Handling Absolute Paths
What if the second argument is an absolute path (starting with /)? urljoin replaces the entire path of the base URL.
base = "https://www.example.com/docs/tutorial/"
path = "/api/v2/users"
result = urljoin(base, path)
print(result)
https://www.example.com/api/v2/users
Notice how /docs/tutorial/ was completely replaced by /api/v2/users. This is the correct behavior for web links.
When the Second Argument is a Full URL
If the second argument is a complete URL (with scheme like http://), urljoin simply returns it.
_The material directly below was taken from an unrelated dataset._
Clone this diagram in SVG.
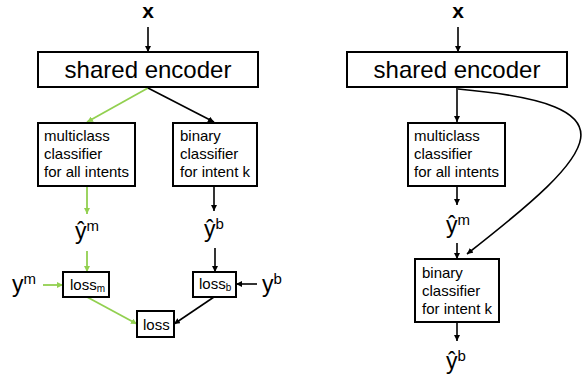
<svg xmlns="http://www.w3.org/2000/svg" width="582" height="378" viewBox="0 0 582 378">
<style>
.box{fill:#fff;stroke:#000;stroke-width:2}
.t{font-family:"Liberation Sans",Arial,sans-serif;fill:#000}
.enc{font-size:24px}
.cls{font-size:15px}
.var{font-size:23px}
.sup{font-size:15px}
.loss{font-size:15px}
.sub{font-size:10px}
.xl{font-size:21px;font-weight:bold}
.k{fill:none;stroke:#000;stroke-width:1.6}
.g{fill:none;stroke:#92D050;stroke-width:1.8}
</style>
<defs>
<marker id="ak" viewBox="0 0 10 10" refX="10" refY="5" markerWidth="6" markerHeight="6" markerUnits="userSpaceOnUse" orient="auto"><path d="M0,0L10,5L0,10z" fill="#000"/></marker>
<marker id="ag" viewBox="0 0 10 10" refX="10" refY="5" markerWidth="6" markerHeight="6" markerUnits="userSpaceOnUse" orient="auto"><path d="M0,0L10,5L0,10z" fill="#92D050"/></marker>
</defs>
<rect width="582" height="378" fill="#fff"/>
<g id="connectors">
<line class="k" x1="148" y1="27" x2="148" y2="52" marker-end="url(#ak)"/>
<line class="g" x1="148" y1="88" x2="87" y2="122" marker-end="url(#ag)"/>
<line class="k" x1="148" y1="88" x2="214" y2="122" marker-end="url(#ak)"/>
<line class="g" x1="87" y1="187" x2="87" y2="214" marker-end="url(#ag)"/>
<line class="g" x1="87" y1="251" x2="87" y2="272" marker-end="url(#ag)"/>
<line class="g" x1="43" y1="285" x2="63" y2="285" marker-end="url(#ag)"/>
<line class="g" x1="87" y1="297" x2="137" y2="324" marker-end="url(#ag)"/>
<line class="k" x1="214" y1="187" x2="214" y2="211" marker-end="url(#ak)"/>
<line class="k" x1="215" y1="248" x2="215" y2="272" marker-end="url(#ak)"/>
<line class="k" x1="257" y1="284" x2="236" y2="284" marker-end="url(#ak)"/>
<line class="k" x1="214" y1="297" x2="174" y2="324" marker-end="url(#ak)"/>
<line class="k" x1="458" y1="27" x2="458" y2="52" marker-end="url(#ak)"/>
<line class="k" x1="457" y1="88" x2="457" y2="122" marker-end="url(#ak)"/>
<path class="k" d="M458,89 C640,105 600,150 467,254" marker-end="url(#ak)"/>
<line class="k" x1="457" y1="187" x2="457" y2="205" marker-end="url(#ak)"/>
<line class="k" x1="457" y1="243" x2="457" y2="259" marker-end="url(#ak)"/>
<line class="k" x1="457" y1="323" x2="457" y2="341" marker-end="url(#ak)"/>
</g>
<g id="x-left"><text class="t xl" x="148" y="18" text-anchor="middle">x</text></g>
<g id="encoder-left"><rect class="box" x="38" y="52" width="220" height="35"/><text class="t enc" x="148" y="78" text-anchor="middle">shared encoder</text></g>
<g id="multiclass-left"><rect class="box" x="38" y="123" width="97" height="63"/><text class="t cls" x="44"><tspan x="44" y="141">multiclass</tspan><tspan x="44" y="159">classifier</tspan><tspan x="44" y="177">for all intents</tspan></text></g>
<g id="binary-left"><rect class="box" x="173" y="123" width="84" height="63"/><text class="t cls" x="180"><tspan x="180" y="141">binary</tspan><tspan x="180" y="159">classifier</tspan><tspan x="180" y="177">for intent k</tspan></text></g>
<g id="yhat-m-left"><text class="t var" x="75" y="239">ŷ<tspan class="sup" dy="-8">m</tspan></text></g>
<g id="yhat-b-left"><text class="t var" x="204" y="237">ŷ<tspan class="sup" dy="-8">b</tspan></text></g>
<g id="y-m"><text class="t var" x="12" y="292">y<tspan class="sup" dy="-8">m</tspan></text></g>
<g id="y-b"><text class="t var" x="262" y="292">y<tspan class="sup" dy="-8">b</tspan></text></g>
<g id="loss-m"><rect class="box" x="63" y="272" width="46" height="25"/><text class="t loss" x="70" y="290">loss<tspan class="sub" dy="2">m</tspan></text></g>
<g id="loss-b"><rect class="box" x="193" y="272" width="43" height="25"/><text class="t loss" x="199" y="289">loss<tspan class="sub" dy="2">b</tspan></text></g>
<g id="loss"><rect class="box" x="137" y="311" width="37" height="26"/><text class="t loss" x="143" y="330">loss</text></g>
<g id="x-right"><text class="t xl" x="458" y="18" text-anchor="middle">x</text></g>
<g id="encoder-right"><rect class="box" x="347" y="52" width="220" height="35"/><text class="t enc" x="457" y="78" text-anchor="middle">shared encoder</text></g>
<g id="multiclass-right"><rect class="box" x="408" y="123" width="97" height="63"/><text class="t cls" x="414"><tspan x="414" y="141">multiclass</tspan><tspan x="414" y="159">classifier</tspan><tspan x="414" y="177">for all intents</tspan></text></g>
<g id="yhat-m-right"><text class="t var" x="446" y="233">ŷ<tspan class="sup" dy="-8">m</tspan></text></g>
<g id="binary-right"><rect class="box" x="415" y="259" width="84" height="63"/><text class="t cls" x="422"><tspan x="422" y="278">binary</tspan><tspan x="422" y="296">classifier</tspan><tspan x="422" y="314">for intent k</tspan></text></g>
<g id="yhat-b-right"><text class="t var" x="446" y="369">ŷ<tspan class="sup" dy="-8">b</tspan></text></g>
</svg>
The base URL is ignored.
base = "https://www.example.com/"
path = "https://www.anotherexample.com/page"
result = urljoin(base, path)
print(result)
https://www.anotherexample.com/page
This is useful when parsing HTML. You might find links to other websites. urljoin correctly identifies and keeps them as absolute URLs.
Dealing with Parent Directory (..)
urljoin understands navigation symbols like .. which means "go up one directory".
base = "https://www.example.com/docs/tutorial/chapter1/"
path = "../images/photo.jpg"
result = urljoin(base, path)
print(result)
https://www.example.com/docs/images/photo.jpg
It correctly resolved .. by moving from /chapter1/ up to /docs/ before adding the image path.
Common Pitfalls and Solutions
While powerful, urljoin has behaviors that can surprise beginners.
Missing Trailing Slash in Base URL
If your base URL lacks a trailing slash and you join a relative path, the last segment is treated as a file and is removed.
base = "https://www.example.com/docs/tutorial" # No trailing slash
path = "page.html"
result = urljoin(base, path)
print(result)
https://www.example.com/docs/page.html
The word "tutorial" was replaced. To fix this, ensure your base URL ends with a / if it represents a directory. You can use other urllib.parse functions like urlparse to analyze and normalize URLs first.
Query Parameters and Fragments
urljoin also handles query strings (?key=value) and fragments (#section).
base = "https://www.example.com/search?q=python"
path = "&sort=date"
result = urljoin(base, path)
print(result)
https://www.example.com/search?q=python&sort=date
It appended the new query parameter correctly. However, logic with complex queries can be tricky. Always test with your specific URL structures.
Practical Example: Building a Simple Scraper
Let's see urljoin in a real-world scenario. We'll find all links on a webpage and convert them to absolute URLs.
from urllib.parse import urljoin
import requests
from bs4 import BeautifulSoup
def get_absolute_links(page_url):
"""Fetch a page and return a list of absolute links on it."""
try:
response = requests.get(page_url)
response.raise_for_status()
except requests.exceptions.RequestException as e:
print(f"Error fetching {page_url}: {e}")
return []
soup = BeautifulSoup(response.text, 'html.parser')
absolute_links = []
for link_tag in soup.find_all('a', href=True):
href = link_tag['href']
# Use urljoin to convert relative href to absolute URL
absolute_url = urljoin(page_url, href)
absolute_links.append(absolute_url)
return absolute_links
# Example usage
base_page = "https://books.toscrape.com/catalogue/category/books_1/index.html"
links = get_absolute_links(base_page)
print(f"Found {len(links)} links.")
print("First 5 absolute links:")
for link in links[:5]:
print(f" - {link}")
This script is a foundation for a web crawler. The urljoin function is essential. It ensures every link, whether relative like ./book1.html or absolute, is stored as a full, usable URL.
Conclusion
Python's urljoin function is a small but mighty tool. It saves you from the tedious and bug-prone process of manually stitching URLs together. By understanding its rules for relative paths, absolute paths, and full URLs, you can write more robust web-related code.
Always use urljoin when dealing with URLs from external sources like websites or APIs. It handles edge cases you might not initially consider. Remember to pay attention to trailing slashes in your base URLs, as this affects the joining behavior.
Integrating urljoin into your projects promotes cleaner code and prevents common web scraping errors. It's a best practice that demonstrates a solid understanding of web fundamentals in Python.